Utter Caddishness Sirs: I read with surprise in your current number, which lies before me, in a footnote on page 18, a most uncalled for and venomous attack on the members of various London clubs which I note are carefully not mentioned by name. That the editor of a paper to which I have for some time subscribed should lower his magazine by allowing some member of his staff to vent his jealousy and malice on men, who, being unnamed, cannot defend themselves ... is inconceivable. If the writer of this paragraph is not a hypocrite, who is? Such sickening cant is unworthy of the attention of any sane and intelligent reader--an uncalled for affront to men of a friendly nation, which could only rouse contempt and resentment.
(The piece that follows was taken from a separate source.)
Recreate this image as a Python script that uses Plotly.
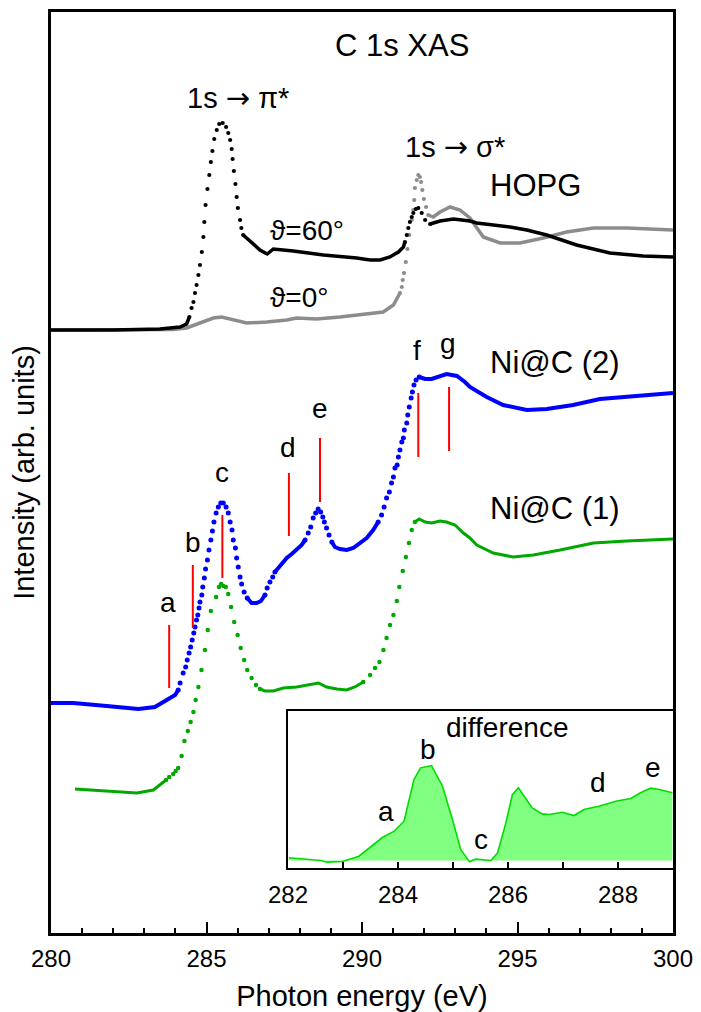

The utter caddishness of the writer is ... apparent. JULIA L. TERRY

(Mrs. Arthur Terry)

Short Hills, N. J.

P. S. May I ask the source of your writer's information? It would seem that the Holy Trinity has picked him out of the Universe for Its defense.

An explicit cabled despatch was the source of TIME'S footnote to a story of how the Revised Prayer Book of the Church of England was debated in the House of Commons. TIME'S footnote said: "An astounding and unprecedented affront to the Holy Trinity was the laying of very heavy bets at leading London clubs during the two days of prayer and debate. Odds of 7 to 4 favoring the Prayer Book narrowed rapidly to even money, and finally reached 5 to 4 against. "Since nearly all members of the exclusive clubs where such betting took place are professed Church of Englanders, the hypothesis that all upper-crust Britons are congenital hypocrites may be said to have been strengthened." -- ED.

Fillet de Cheval Sirs:

Having described how horse meat is palmed off upon Americans in Paris, why did you not add that "smart Americans" who make any pretense of being gourmets now occasionally demand fillet de cheval in Paris, simply because it is more delicious than what I suppose TIME would call "many a beefsteak."

CYRIL ISLEN SIMMONS

Greenwich, Conn.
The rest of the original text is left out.